**INSTRUCTIONS TO FOLLOW**
Give back exactly the lines from the beginning of the listing below to the line holding "ax.plot(notes, yy, color='black', lw=1.4, linestyle=dashes)", both ends included; the pictures stay out.

**INFORMATION PROVIDED**
►

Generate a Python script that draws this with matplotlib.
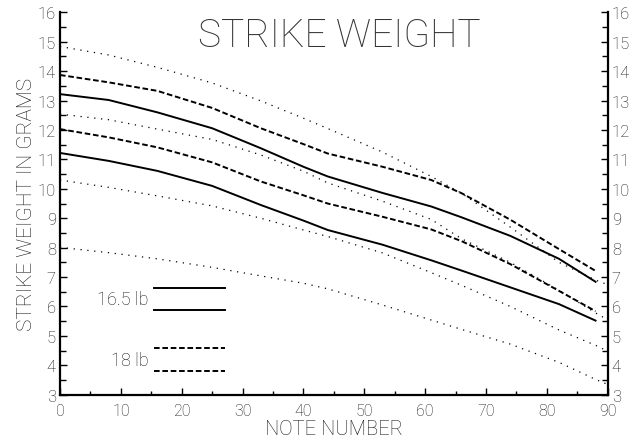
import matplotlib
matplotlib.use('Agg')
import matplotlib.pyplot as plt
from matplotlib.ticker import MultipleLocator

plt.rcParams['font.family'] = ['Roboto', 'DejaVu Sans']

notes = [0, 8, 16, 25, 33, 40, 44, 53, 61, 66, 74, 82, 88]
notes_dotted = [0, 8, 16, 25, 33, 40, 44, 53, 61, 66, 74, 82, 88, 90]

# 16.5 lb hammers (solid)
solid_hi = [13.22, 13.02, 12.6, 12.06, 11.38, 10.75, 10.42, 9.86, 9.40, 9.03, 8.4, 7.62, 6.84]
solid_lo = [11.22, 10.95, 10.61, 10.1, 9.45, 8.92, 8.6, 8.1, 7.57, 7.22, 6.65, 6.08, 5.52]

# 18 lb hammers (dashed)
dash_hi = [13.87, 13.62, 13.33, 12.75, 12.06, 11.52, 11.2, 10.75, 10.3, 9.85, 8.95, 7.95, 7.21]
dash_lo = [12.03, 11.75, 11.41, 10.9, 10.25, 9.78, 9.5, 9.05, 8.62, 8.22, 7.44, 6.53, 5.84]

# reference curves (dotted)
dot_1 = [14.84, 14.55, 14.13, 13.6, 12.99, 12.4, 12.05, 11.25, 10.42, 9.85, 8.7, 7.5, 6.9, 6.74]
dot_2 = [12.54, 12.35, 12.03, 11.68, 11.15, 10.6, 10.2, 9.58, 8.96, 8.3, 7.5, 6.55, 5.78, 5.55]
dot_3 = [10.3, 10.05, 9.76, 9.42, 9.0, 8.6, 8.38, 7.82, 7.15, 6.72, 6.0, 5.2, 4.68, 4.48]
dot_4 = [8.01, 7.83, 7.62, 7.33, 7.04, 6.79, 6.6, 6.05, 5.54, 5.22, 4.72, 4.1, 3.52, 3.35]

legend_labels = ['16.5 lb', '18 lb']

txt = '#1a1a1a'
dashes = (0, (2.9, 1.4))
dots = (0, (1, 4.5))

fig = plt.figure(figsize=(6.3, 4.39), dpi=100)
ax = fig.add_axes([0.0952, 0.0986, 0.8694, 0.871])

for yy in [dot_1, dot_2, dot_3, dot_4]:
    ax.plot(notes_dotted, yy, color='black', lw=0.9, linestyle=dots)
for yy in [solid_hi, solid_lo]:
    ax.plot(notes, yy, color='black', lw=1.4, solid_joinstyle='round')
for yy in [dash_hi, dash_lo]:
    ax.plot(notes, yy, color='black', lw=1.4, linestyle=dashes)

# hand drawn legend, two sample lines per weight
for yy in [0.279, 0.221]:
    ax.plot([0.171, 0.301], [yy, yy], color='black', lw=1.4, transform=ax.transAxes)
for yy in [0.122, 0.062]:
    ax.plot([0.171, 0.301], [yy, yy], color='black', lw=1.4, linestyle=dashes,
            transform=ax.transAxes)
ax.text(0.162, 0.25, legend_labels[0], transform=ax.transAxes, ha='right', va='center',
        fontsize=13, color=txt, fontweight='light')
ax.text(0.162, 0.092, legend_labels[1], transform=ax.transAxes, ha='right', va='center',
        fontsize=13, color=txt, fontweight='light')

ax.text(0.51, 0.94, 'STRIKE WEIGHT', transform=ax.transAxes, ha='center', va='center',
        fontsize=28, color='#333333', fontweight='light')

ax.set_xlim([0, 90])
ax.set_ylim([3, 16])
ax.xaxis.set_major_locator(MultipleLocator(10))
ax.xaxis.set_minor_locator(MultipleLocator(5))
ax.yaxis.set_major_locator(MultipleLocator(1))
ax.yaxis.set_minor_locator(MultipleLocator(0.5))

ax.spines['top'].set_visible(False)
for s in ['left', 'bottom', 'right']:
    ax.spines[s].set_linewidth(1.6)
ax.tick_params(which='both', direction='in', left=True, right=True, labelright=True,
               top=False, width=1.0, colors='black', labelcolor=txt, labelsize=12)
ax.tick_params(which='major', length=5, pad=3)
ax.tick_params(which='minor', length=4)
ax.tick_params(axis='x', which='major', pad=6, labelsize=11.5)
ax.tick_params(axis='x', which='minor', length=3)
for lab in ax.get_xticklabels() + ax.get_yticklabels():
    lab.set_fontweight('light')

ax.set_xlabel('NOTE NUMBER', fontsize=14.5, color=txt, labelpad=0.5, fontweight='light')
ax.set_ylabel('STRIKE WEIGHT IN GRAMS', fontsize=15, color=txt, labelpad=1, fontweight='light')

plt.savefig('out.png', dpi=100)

◄

**REPLY**
Generate a Python script that draws this with matplotlib.
import matplotlib
matplotlib.use('Agg')
import matplotlib.pyplot as plt
from matplotlib.ticker import MultipleLocator

plt.rcParams['font.family'] = ['Roboto', 'DejaVu Sans']

notes = [0, 8, 16, 25, 33, 40, 44, 53, 61, 66, 74, 82, 88]
notes_dotted = [0, 8, 16, 25, 33, 40, 44, 53, 61, 66, 74, 82, 88, 90]

# 16.5 lb hammers (solid)
solid_hi = [13.22, 13.02, 12.6, 12.06, 11.38, 10.75, 10.42, 9.86, 9.40, 9.03, 8.4, 7.62, 6.84]
solid_lo = [11.22, 10.95, 10.61, 10.1, 9.45, 8.92, 8.6, 8.1, 7.57, 7.22, 6.65, 6.08, 5.52]

# 18 lb hammers (dashed)
dash_hi = [13.87, 13.62, 13.33, 12.75, 12.06, 11.52, 11.2, 10.75, 10.3, 9.85, 8.95, 7.95, 7.21]
dash_lo = [12.03, 11.75, 11.41, 10.9, 10.25, 9.78, 9.5, 9.05, 8.62, 8.22, 7.44, 6.53, 5.84]

# reference curves (dotted)
dot_1 = [14.84, 14.55, 14.13, 13.6, 12.99, 12.4, 12.05, 11.25, 10.42, 9.85, 8.7, 7.5, 6.9, 6.74]
dot_2 = [12.54, 12.35, 12.03, 11.68, 11.15, 10.6, 10.2, 9.58, 8.96, 8.3, 7.5, 6.55, 5.78, 5.55]
dot_3 = [10.3, 10.05, 9.76, 9.42, 9.0, 8.6, 8.38, 7.82, 7.15, 6.72, 6.0, 5.2, 4.68, 4.48]
dot_4 = [8.01, 7.83, 7.62, 7.33, 7.04, 6.79, 6.6, 6.05, 5.54, 5.22, 4.72, 4.1, 3.52, 3.35]

legend_labels = ['16.5 lb', '18 lb']

txt = '#1a1a1a'
dashes = (0, (2.9, 1.4))
dots = (0, (1, 4.5))

fig = plt.figure(figsize=(6.3, 4.39), dpi=100)
ax = fig.add_axes([0.0952, 0.0986, 0.8694, 0.871])

for yy in [dot_1, dot_2, dot_3, dot_4]:
    ax.plot(notes_dotted, yy, color='black', lw=0.9, linestyle=dots)
for yy in [solid_hi, solid_lo]:
    ax.plot(notes, yy, color='black', lw=1.4, solid_joinstyle='round')
for yy in [dash_hi, dash_lo]:
    ax.plot(notes, yy, color='black', lw=1.4, linestyle=dashes)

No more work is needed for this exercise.